In view of the above described circumstances, there exists a need to more effectively manage and orchestrate the operation of Smart Thermostats according to a wide variety of constantly evolving circumstances and requirements. Accordingly, it is an object of the invention as described herein to overcome the shortcomings and limitations described above by providing means for remotely orchestrating the operation of multiple Smart Thermostats, regardless of their location, type, model, or manufacturer. It is a further object of the invention to provide a Cloud Orchestration Platform (“COP”) that provides a common user interface configured to provide convenient remote user access to, and the management and orchestration of, multiple and diverse Smart Thermostats. It is yet a further object of the invention described herein to provide devices and systems for implementing the COP. It is also an object of the invention to provide means, methods, devices, and systems that provide the functionality to wirelessly connect to and manage multiple and diverse Smart Thermostats to achieve significantly enhanced functionality, ease of use, and energy cost savings. It is further an object of the invention to provide a Cloud based platform that utilizes network resources directed to monitoring and controlling smart thermostats through the management of public, private, and hybrid Cloud environments. It is a further object of the invention to orchestrate the operation of individual energy consuming loads within of a group of loads so as not to exceed self-imposed or energy grid mandated limitations. The type of loads orchestrated include, but are not limited to air conditioning and refrigeration compressors, HVAC ventilation fans including variable air volume and constant air volume types, and such other loads as may be controlled by Smart Thermostats, or their equivalent.

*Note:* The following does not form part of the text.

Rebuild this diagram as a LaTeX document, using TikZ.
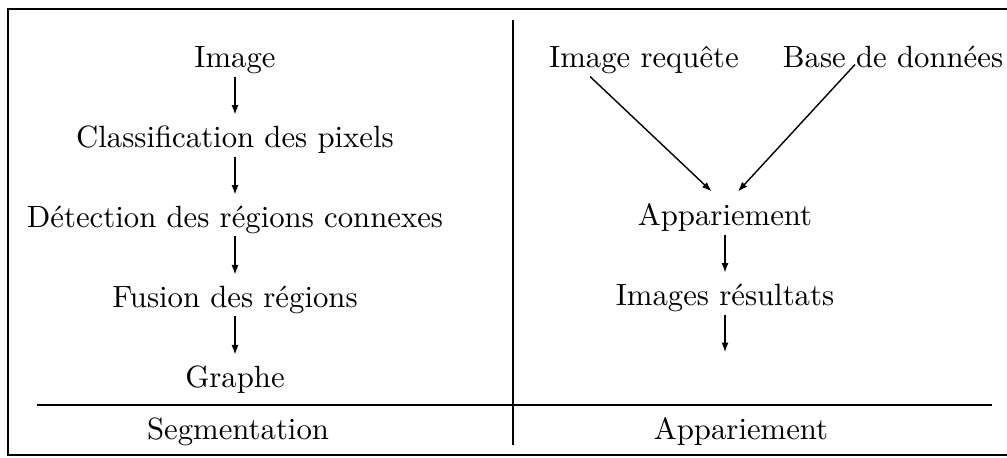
\documentclass[tikz,border=0pt]{standalone}
\usepackage{fontspec}
\setmainfont{lmroman10-regular}[Extension=.otf]
\usetikzlibrary{arrows.meta,positioning}

\begin{document}
\begin{tikzpicture}[x=0.02cm,y=-0.02cm,node distance=1.6cm,line width=0.8pt,
  >={Latex[length=5.5pt,width=4pt]},
  every node/.style={inner sep=1pt,text height=12.5pt,text depth=3.5pt,
    font=\fontsize{17.5}{21}\selectfont}]
\useasboundingbox (0,0) rectangle (1007,457);
% frame and separators
\draw (8,9) rectangle (1020,455);
\draw (37,405) -- (992,405);
\draw (513,20) -- (513,445);
% segmentation
\node	(img)	at (235,60)		{Image};
\node	(cls)	[below of=img]	{Classification des pixels};
\node	(det)	[below of=cls]	{Détection des régions connexes};
\node	(fus)	[below of=det]	{Fusion des régions};
\node	(gra)	[below of=fus]	{Graphe};
% matching
\node	(req)	at (644,60)		{Image requête};
\node	(bdd)	at (893,60)		{Base de données};
\node	(app)	at (725,218)	{Appariement};
\node	(res)	[below of=app]	{Images résultats};
\coordinate	(out)	at (725,361);
% captions
\node	(seg)	at (238,432)	{Segmentation};
\node	(mat)	at (741,432)	{Appariement};
\path[->,shorten >=5pt]	(img.south)	edge	(cls.north)
			(cls.south)	edge	(det.north)
			(det.south)	edge	(fus.north)
			(fus.south)	edge	(gra.north)
			([xshift=-1.08cm]req.south)	edge	([xshift=-0.14cm,yshift=0.08cm]app.north)
			([xshift=-0.76cm,yshift=0.24cm]bdd.south)	edge	([xshift=0.14cm,yshift=0.07cm]app.north)
			(app.south)	edge	(res.north)
			(res.south)	edge	(out);
\end{tikzpicture}
\end{document}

These and other objects of the inventions set forth below are described in sufficient detail to allow a person having ordinary skill in the related arts to make and use the inventions. For a more complete understanding of the nature and advantages of embodiments of the present invention, reference should be made to the ensuing detailed description and accompanying drawings. Other aspects, objects, and advantages of the invention will be apparent from the drawings and detailed description that follows. However, the scope of the invention is defined by the recitations of the claims.